It was Edward Seaga who memorably said that "elections do not set up like rain"; but I wonder whether Prime Minister Golding is trying to prove him wrong? Once the results of the 2007 general election were mathematically close (32 to 28 - really 31 to 28 with one being the speaker), and once the constitutional matter of persons contesting parliamentary seats having sworn allegiance to a foreign power became an issue (which could swing the balance of power in favour of the PNP), taking the country into a new general election was always a strategy.
Retain power
I say a strategy because the so-called constitutional crisis is itself a PNP strategy to retain power. If they so loved the Constitution, they would have made a public statement before nomination day reminding all contenders from all sides of the eligibility requirements. To tell only the candidates on your side, warning them to renounce their US citizenship, and dropping those who choose not to, and then after nomination day, when it is too late for the other side to do anything about it, you make the announcement that some of your opponents are ineligible for nomination, reflects not a love for the Constitution but a love of playing political games to gain political advantage.
And so both sides are playing political games for high stakes: control of the Government, control of the State, control of the public coffers and control of the feeding tree and trough.
Political prophets
Political prophets (of the non-Phinn variety) had predicted that once the result of the election petition against Daryl Vaz was announced (and there was little doubt about the direction of the result), a general election would be called because a one-seat shift to the PNP would make the margin (31 to 29 - really 30 to 29 with one being the speaker). And so, the JLP set itself the task of making the greatest impact it could in the first six months, increase its popularity at the polls, so that it would win a new general election by an increased margin. And so we see new policies on the environment and agriculture and police killings and education and health and so on. In reality, election campaigning has not stopped after the 2007 general election, but indeed has intensified!
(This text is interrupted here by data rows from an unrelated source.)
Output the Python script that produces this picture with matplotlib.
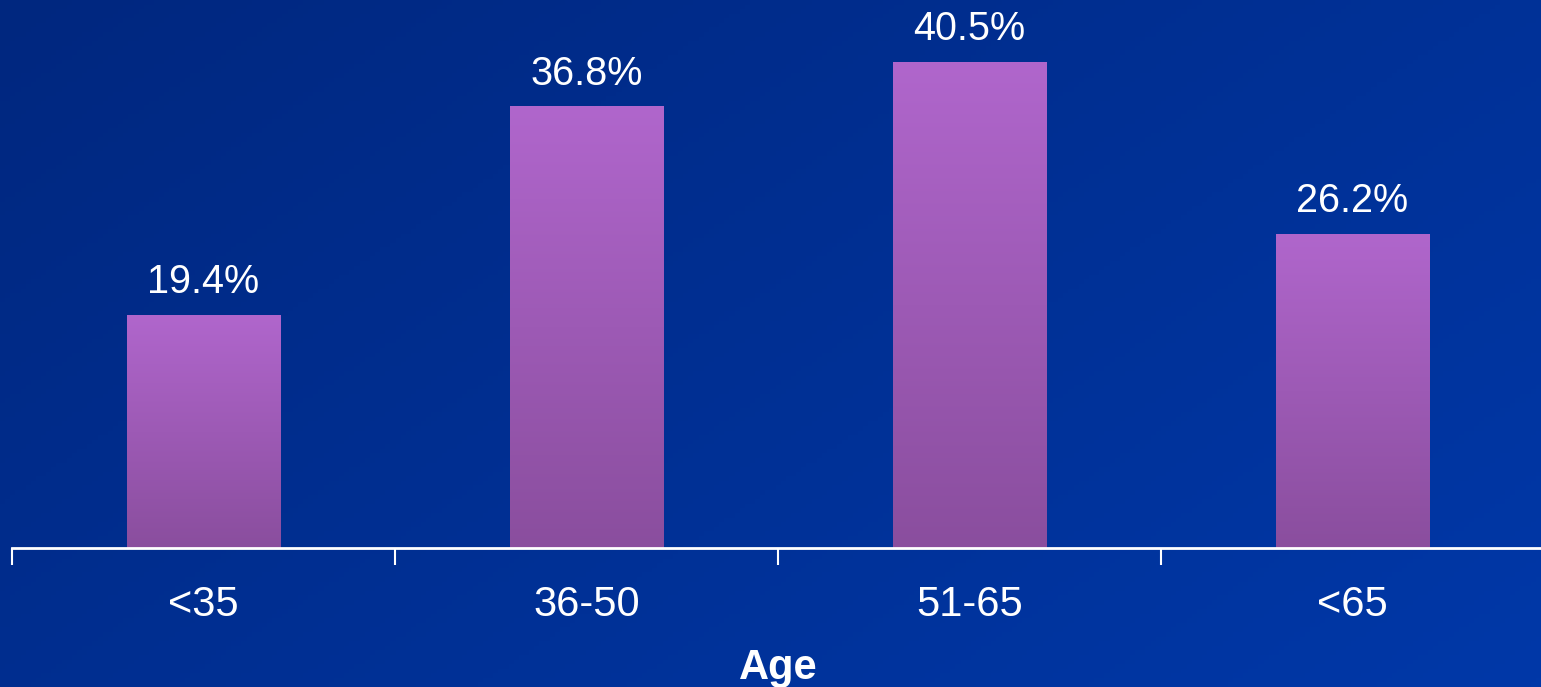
# bar chart of share by age group, blue slide background with gradient bars
import numpy as np
import matplotlib
matplotlib.use("Agg")
import matplotlib.pyplot as plt
from matplotlib.colors import LinearSegmentedColormap

categories = ["<35", "36-50", "51-65", "<65"]
values = [19.4, 36.8, 40.5, 26.2]
value_labels = ["19.4%", "36.8%", "40.5%", "26.2%"]
xlabel = "Age"

plt.rcParams['font.family'] = ['Liberation Sans', 'DejaVu Sans']

fig = plt.figure(figsize=(15.41, 6.87), dpi=100)

# background gradient (darker top-left, lighter bottom-right)
bg = fig.add_axes([0, 0, 1, 1])
xx, yy = np.meshgrid(np.linspace(0, 1, 300), np.linspace(0, 1, 150))
t = 0.6 * xx + 0.4 * yy
bg_cmap = LinearSegmentedColormap.from_list("bg", ["#00277f", "#0038a8"])
bg.imshow(t, cmap=bg_cmap, aspect="auto", extent=[0, 1, 0, 1], origin="upper")
bg.axis("off")

ax = fig.add_axes([12/1541, 139/687, 1532/1541, 548/687])
ax.patch.set_alpha(0)

bar_cmap = LinearSegmentedColormap.from_list("bar", ["#8a4e9e", "#b066cc"])
grad = np.linspace(0, 1, 256).reshape(-1, 1)
x = np.arange(len(categories))
bars = ax.bar(x, values, width=0.40, color="none", edgecolor="none")
for b, v, lab in zip(bars, values, value_labels):
    x0 = b.get_x()
    im = ax.imshow(grad, cmap=bar_cmap, aspect="auto", origin="lower",
                   extent=[x0, x0 + b.get_width(), 0, v], zorder=2)
    im.set_clip_path(b)
    ax.annotate(lab, (b.get_x() + b.get_width()/2, v), xytext=(0, 10),
                textcoords="offset points", ha="center", va="bottom",
                color="white", fontsize=28.5)

ax.set_xlim(-0.5, 3.5)
ax.set_ylim(0, 548/12)

for s in ["top", "right", "left"]:
    ax.spines[s].set_visible(False)
ax.spines["bottom"].set_color("white")
ax.spines["bottom"].set_linewidth(2)
ax.set_yticks([])
ax.set_xticks(x)
ax.set_xticklabels(categories, color="white", fontsize=30)
ax.tick_params(axis="x", which="major", length=0, pad=27)
ax.set_xticks(np.arange(-0.5, 4.0, 1.0), minor=True)
ax.tick_params(axis="x", which="minor", length=12, width=1.5, color="white",
               direction="out")
ax.set_xlabel(xlabel, color="white", fontsize=30, fontweight="bold", labelpad=16)

fig.savefig("out.png", dpi=100)
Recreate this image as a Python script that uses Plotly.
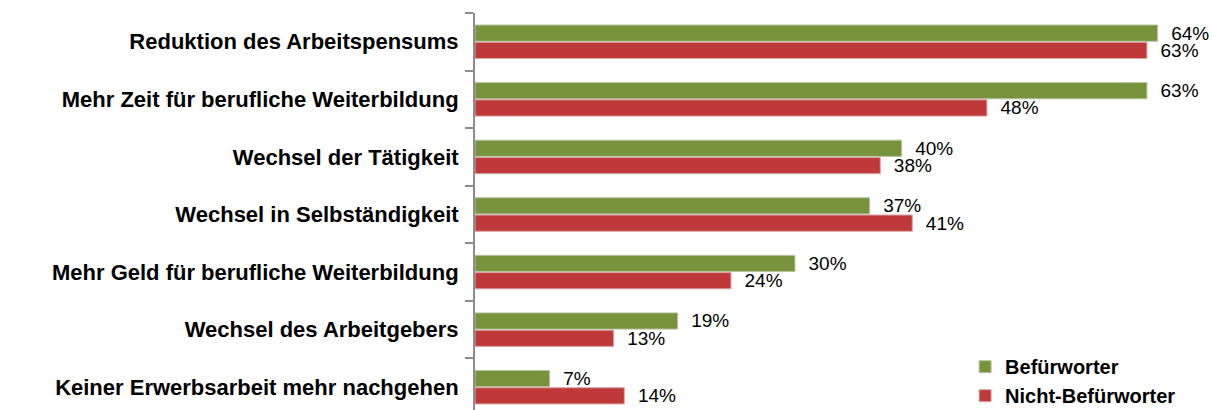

The political polls say that if a general election were called now, the JLP would win by a margin of about 40-20. This would seem to be what Prime Minister Golding has been hoping for and planning for. So maybe Edward Seaga is wrong, and elections have set up like rain.
Who wants a general election?
But the same polls say that 70 per cent of Jamaicans don't want a general election right now. And there is a global food crisis - both in availability and in cost. And the Cash Plus crisis has dried up liquidity better than a raft of government paper ever could - which reduces pressure on the exchange rate, but it also means that many people have no ready cash to keep the wheels of the economy turning. [By the way, have you noticed that there is less traffic on the road, and fewer crowds in the banks and the supermarkets and other business places? People tell me that the cause is the Cash Plus crisis, but I don't really know.]
Are the parties preparing for a general election? On the face of it, it does not appear so. Personally, I know two Comrades who ran and lost in the last election who are not standing again, and there may be others. It has been announced that the JLP's Joan Gordon-Webley, who lost in the last election, has resigned as candidate for eastern St Andrew, and as far as I know, she has not been replaced; there may be others. If a general election was announced this week, with just a few days to nomination day, I don't think either party would be ready. When you hear the JLP announcing their slate of candidates, take that as the trumpet call.
Peter Espeut is a sociologist and is executive director of an environment and development NGO.